For his research Turner developed an amazing technique of noting down subjects and things that interested him. His process in about 1830, 25 years later, is pretty consistent, below is Alnwick.
This sketch is typical, he just notes down the salient features, the mood and colouring would probably come from another sketch possibly not even
of the same subject.
.
On his return or perhaps in a moment of rest in between travelling he would work up a watercolour version.
.
Here is the final result, a steel engraving this time I think.
Below is an early sketch of lighting and mood. He could have referred to these sketches at any stage in the future to give the bare bones of a subject a dramatic and realistic mood.
Towards the end of his life Turners eyesight begins to fail, and from the late 1830’s onwards his colouring becomes uncertain with him tending to paint too brightly. Here is a quote from Richard Liebreich writing in 1872 defending Turner.
“According to my opinion, his manner is exclusively the result of a change in his eyes, which developed itself during the last twenty years of his life. In consequence of it the aspect of Nature gradually changed for him, while he continued in an unconscious, I might almost say in a naïve manner, to reproduce what he saw.

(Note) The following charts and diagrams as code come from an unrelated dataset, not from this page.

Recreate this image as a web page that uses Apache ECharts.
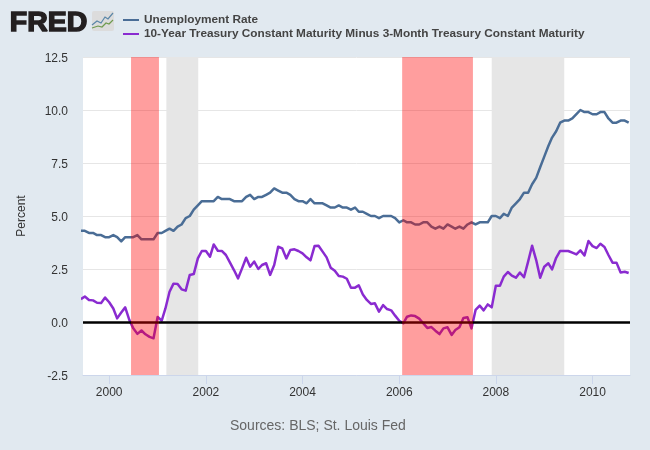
<!DOCTYPE html>
<html><head><meta charset="utf-8">
<style>html,body{margin:0;padding:0;background:#e1e9f0}#c{width:650px;height:450px}</style>
<script src="https://cdn.jsdelivr.net/npm/echarts@6/dist/echarts.min.js"></script>
</head><body><div id="c"></div>
<script>
var startYear = 1999, startMonth = 5;
var unemployment = [4.3,4.3,4.2,4.2,4.1,4.1,4.0,
 4.0,4.1,4.0,3.8,4.0,4.0,4.0,4.1,3.9,3.9,3.9,3.9,
 4.2,4.2,4.3,4.4,4.3,4.5,4.6,4.9,5.0,5.3,5.5,5.7,
 5.7,5.7,5.7,5.9,5.8,5.8,5.8,5.7,5.7,5.7,5.9,6.0,
 5.8,5.9,5.9,6.0,6.1,6.3,6.2,6.1,6.1,6.0,5.8,5.7,
 5.7,5.6,5.8,5.6,5.6,5.6,5.5,5.4,5.4,5.5,5.4,5.4,
 5.3,5.4,5.2,5.2,5.1,5.0,5.0,4.9,5.0,5.0,5.0,4.9,
 4.7,4.8,4.7,4.7,4.6,4.6,4.7,4.7,4.5,4.4,4.5,4.4,
 4.6,4.5,4.4,4.5,4.4,4.6,4.7,4.6,4.7,4.7,4.7,5.0,
 5.0,4.9,5.1,5.0,5.4,5.6,5.8,6.1,6.1,6.5,6.8,7.3,
 7.8,8.3,8.7,9.0,9.4,9.5,9.5,9.6,9.8,10.0,9.9,9.9,
 9.8,9.8,9.9,9.9,9.6,9.4,9.4,9.5,9.5,9.4];
var spread = [1.08,1.2,1.04,1.02,0.91,0.9,1.15,
 0.93,0.64,0.17,0.45,0.69,0.1,-0.3,-0.56,-0.4,-0.58,-0.7,-0.77,
 0.24,0.06,0.64,1.43,1.81,1.79,1.54,1.48,2.22,2.26,3.0,3.35,
 3.35,3.08,3.66,3.36,3.35,3.16,2.81,2.45,2.06,2.53,3.03,2.61,
 2.85,2.5,2.69,2.77,2.22,2.69,3.55,3.47,3.0,3.4,3.43,3.35,
 3.24,3.05,2.91,3.58,3.6,3.32,3.05,2.56,2.42,2.17,2.14,2.04,
 1.62,1.62,1.73,1.3,1.04,0.85,0.88,0.49,0.8,0.61,0.55,0.3,
 0.06,-0.06,0.25,0.31,0.28,0.16,-0.06,-0.28,-0.24,-0.41,-0.57,-0.3,
 -0.25,-0.61,-0.38,-0.25,0.19,0.22,-0.3,0.57,0.77,0.55,0.83,0.69,
 1.71,1.71,2.14,2.36,2.19,2.09,2.33,2.11,2.85,3.6,2.92,2.09,
 2.61,2.77,2.48,3.03,3.35,3.35,3.35,3.27,3.19,3.38,3.14,3.82,
 3.58,3.49,3.69,3.54,3.16,2.8,2.8,2.34,2.37,2.31];
var redBands = [["2000-06-14","2001-01-11"],["2006-01-23","2007-07-12"]];
var grayBands = [["2001-03-08","2001-11-04"],["2007-12-01","2009-06-01"]];
var tickYears = [2000,2002,2004,2006,2008,2010];
var seriesNames = ["Unemployment Rate","10-Year Treasury Constant Maturity Minus 3-Month Treasury Constant Maturity"];
var sourceText = "Sources: BLS; St. Louis Fed";

function ts(s){return Date.parse(s+"T00:00:00Z");}
function pairs(vals){return vals.map(function(v,i){return [Date.UTC(startYear,startMonth+i,1),v];});}
function areas(b){return b.map(function(p){return [{xAxis:ts(p[0])},{xAxis:ts(p[1])}];});}
var tickVals = tickYears.map(function(y){return Date.UTC(y,0,1);});

var chart = echarts.init(document.getElementById('c'),null,{renderer:'canvas'});
chart.setOption({
 animation:false,
 backgroundColor:'#e1e9f0',
 textStyle:{fontFamily:'"Liberation Sans",Arial,sans-serif'},
 legend:{
  orient:'vertical',left:123,top:13,padding:0,icon:'rect',itemWidth:16,itemHeight:2,itemGap:0,
  data:seriesNames,
  textStyle:{fontSize:11.8,fontWeight:'bold',color:'#444',lineHeight:14},
  selectedMode:false
 },
 grid:{left:83,top:57,width:547,height:318,show:true,backgroundColor:'#fff',borderWidth:0},
 xAxis:{
  type:'value',
  min:ts("1999-06-17"),max:ts("2010-10-11"),
  splitLine:{show:false},
  axisLine:{onZero:false,lineStyle:{color:'#ccd6eb',width:1}},
  axisTick:{length:9,lineStyle:{color:'#ccd6eb'},customValues:tickVals},
  axisLabel:{customValues:tickVals,color:'#333',fontSize:12,margin:12,hideOverlap:false,
   showMinLabel:true,showMaxLabel:true,
   formatter:function(v){return String(new Date(v).getUTCFullYear());}}
 },
 yAxis:{
  type:'value',min:-2.5,max:12.5,interval:2.5,
  name:'Percent',nameLocation:'middle',nameGap:55,nameRotate:90,
  nameTextStyle:{color:'#333',fontSize:12},
  axisLine:{show:false},axisTick:{show:false},
  splitLine:{lineStyle:{color:'#e6e6e6',width:1}},
  axisLabel:{color:'#333',fontSize:12,margin:15,verticalAlign:'top',lineHeight:4,
   verticalAlignMinLabel:'top',verticalAlignMaxLabel:'top',
   formatter:function(v){return v.toFixed(1);}}
 },
 series:[
  {name:seriesNames[0],type:'line',data:pairs(unemployment),showSymbol:false,z:3,
   lineStyle:{color:'#4a6d96',width:2.5,join:'round'},itemStyle:{color:'#4a6d96'},
   markArea:{silent:true,z:1,itemStyle:{color:'#e6e6e6'},data:areas(grayBands)}},
  {name:seriesNames[1],type:'line',data:pairs(spread),showSymbol:false,z:3,
   lineStyle:{color:'#8a2bd0',width:2.5,join:'round'},itemStyle:{color:'#8a2bd0'},
   markLine:{silent:true,z:4,symbol:'none',label:{show:false},
    lineStyle:{color:'#000',width:2.5,type:'solid'},data:[{yAxis:0}]}},
  {name:'recessions',type:'line',data:[],z:6,
   markArea:{silent:true,z:6,itemStyle:{color:'rgba(255,0,0,0.38)'},data:areas(redBands)}}
 ],
 graphic:[
  {type:'text',left:9,top:8,z:10,style:{text:'FRED',font:'bold 28.5px "Liberation Sans"',fill:'#231f20',stroke:'#231f20',lineWidth:1.5}},
  {type:'rect',shape:{x:92,y:11,width:22,height:20,r:2},style:{fill:'#dcdcdc'},z:10},
  {type:'polyline',shape:{points:[[92,25],[97,21],[101,23],[105,17],[108,19],[113,13]]},style:{stroke:'#5a86a8',fill:'none',lineWidth:1.2},z:11},
  {type:'polyline',shape:{points:[[92,28],[98,26],[102,27],[106,23],[109,24],[113,20]]},style:{stroke:'#6f9a4f',fill:'none',lineWidth:1.2},z:11},
  {type:'text',left:230,top:419,z:10,style:{text:sourceText,font:'14px "Liberation Sans"',fill:'#666'}}
 ]
});
</script></body></html>
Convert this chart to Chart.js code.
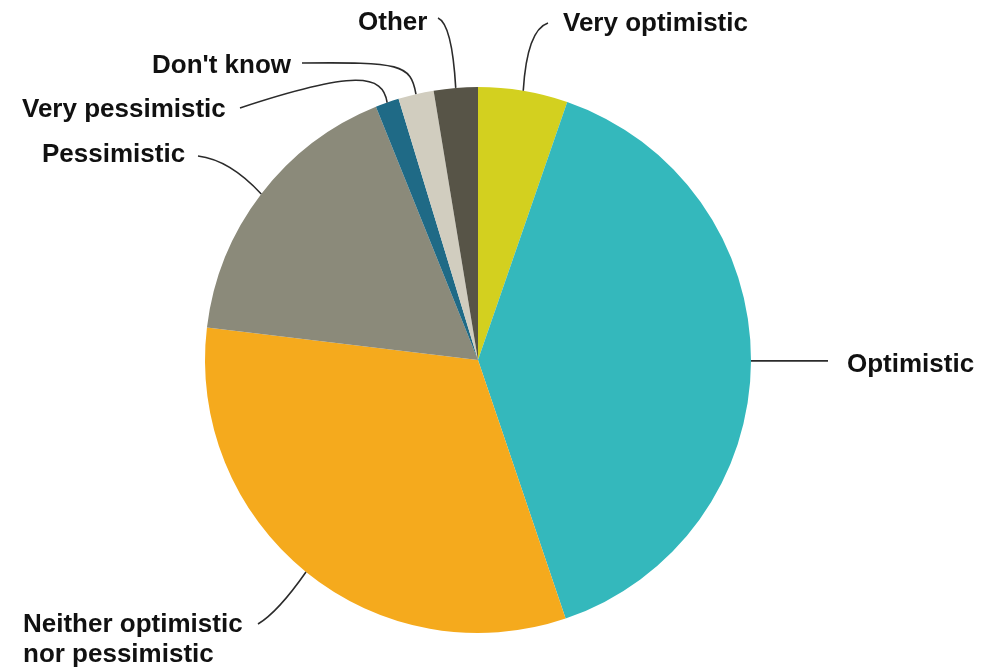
<!DOCTYPE html>
<html>
<head>
<meta charset="utf-8">
<script src="https://cdn.jsdelivr.net/npm/chart.js@4/dist/chart.umd.min.js"></script>
<style>
  html, body { margin: 0; padding: 0; background: #fff; }
  #chart { display: block; }
</style>
</head>
<body>
<canvas id="chart" width="991" height="668"></canvas>
<script>
// Survey answers, read clockwise from 12 o'clock
const categories = [
    ["Very optimistic"],
    ["Optimistic"],
    ["Neither optimistic", "nor pessimistic"],
    ["Pessimistic"],
    ["Very pessimistic"],
    ["Don't know"],
    ["Other"]
];
const shares = [5.3, 39.5, 32.1, 17.0, 1.4, 2.1, 2.6];
const sliceColors = ['#d3d01f', '#34b8bc', '#f5aa1d', '#8b8a7a', '#1f6a86', '#d1cdbf', '#575447'];

// Where each label sits and how its leader line bends (canvas px)
const labelLayout = [
    { text: [563, 31],  end: [548, 23],  c1: [527, 30] },
    { text: [847, 372], end: [828, 0],   flat: true },
    { text: [23, 632],  end: [258, 624], c1: [278, 612] },
    { text: [42, 162],  end: [198, 156], c1: [230, 160] },
    { text: [22, 117],  end: [240, 108], c1: [383, 74], c2: [355, 70] },
    { text: [152, 73],  end: [302, 63],  c1: [411, 64], c2: [400, 62] },
    { text: [358, 30],  end: [438, 18],  c1: [452, 24] }
];

const leaderLabels = {
    id: 'leaderLabels',
    afterDraw(chart) {
        const ctx = chart.ctx;
        const arcs = chart.getDatasetMeta(0).data;
        ctx.save();
        ctx.strokeStyle = '#2b2b2b';
        ctx.lineWidth = 1.6;
        ctx.fillStyle = '#111';
        ctx.font = 'bold 26px "Liberation Sans", Arial, sans-serif';
        ctx.textAlign = 'left';
        ctx.textBaseline = 'alphabetic';

        arcs.forEach((arc, i) => {
            const p = arc.getProps(['x', 'y', 'startAngle', 'endAngle', 'outerRadius'], true);
            const mid = (p.startAngle + p.endAngle) / 2;
            const sx = p.x + Math.cos(mid) * p.outerRadius;
            const sy = p.y + Math.sin(mid) * p.outerRadius;
            const lay = labelLayout[i];
            const ex = lay.end[0];
            const ey = lay.flat ? sy : lay.end[1];

            ctx.beginPath();
            ctx.moveTo(sx, sy);
            if (lay.c2) {
                ctx.bezierCurveTo(lay.c1[0], lay.c1[1], lay.c2[0], lay.c2[1], ex, ey);
            } else if (lay.c1) {
                ctx.quadraticCurveTo(lay.c1[0], lay.c1[1], ex, ey);
            } else {
                ctx.lineTo(ex, ey);
            }
            ctx.stroke();

            categories[i].forEach((line, j) => {
                ctx.fillText(line, lay.text[0], lay.text[1] + j * 30);
            });
        });
        ctx.restore();
    }
};

new Chart(document.getElementById('chart').getContext('2d'), {
    type: 'pie',
    data: {
        labels: categories.map(c => c.join(' ')),
        datasets: [{
            data: shares,
            backgroundColor: sliceColors,
            borderWidth: 0
        }]
    },
    options: {
        responsive: false,
        animation: false,
        layout: {
            padding: { top: 87, bottom: 35, left: 205, right: 240 }
        },
        plugins: {
            legend: { display: false },
            tooltip: { enabled: false }
        }
    },
    plugins: [leaderLabels]
});
</script>
</body>
</html>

And he reproduced it so faithfully and accurately, that he enables us distinctly to recognize the nature of the disease of his eyes, to follow its development step by step, and to prove by an optical contrivance the correctness of our diagnosis. By the aid of this contrivance we can see Nature under the same aspect as he saw and represented it.”
Another more recent assessment is by James McGill, as reported by Maev Kennedy in the Guardian in 2003.
“Mr McGill is convinced Turner was slightly colour-blind, and this particularly affected his perception of red and blue. “The blues are all wrong, either too dark or too bright, and the reds get stronger and stronger, which is exactly what you would expect. And I have no doubt that later in life he had untreated cataracts, which would have made the centre of his field of vision very blurred, with some objects at the edges in focus – and with exactly that effect of dazzling shimmering light we see in the paintings.”
“With the type of cataract which I believe Turner had, it is quite possible to see foggily through the cataract, until you are look ing directly into bright light. Then you’re in trouble, because all you can see is the dazzle – and that’s what we get with Turner.”
Here are his glasses. which were tested to determine how Turner’s eyesight had decayed.
Below is a very late picture which shows his sad decline.
Below is how this might have seemed to the painter as he worked.
This is only a rough guess but it gives you an idea of how heartbreaking it must have been for a man like Turner to have his eyesight decline.
It has alas been also the case with other painters that decaying eyesight and the decline of old age are taken as a move towards abstraction and presented as a step forwards. Degas and Monet have been used in this way too. I find it, I have to say, as an insult to these great men, and a cruel and insincere act to use their sad decline in old age to prop up a poorly conceived and simplistic view of art history.
We shall leave Joseph Mallord William Turner on a high Here is his own favourite of all his works The Fighting Temeraire, this is often represented as the new age replacing the old, which I don’t disagree with, but I think he is also thinking, as in another similar picture, of the death of his great friend and fellow painter David Wilkie.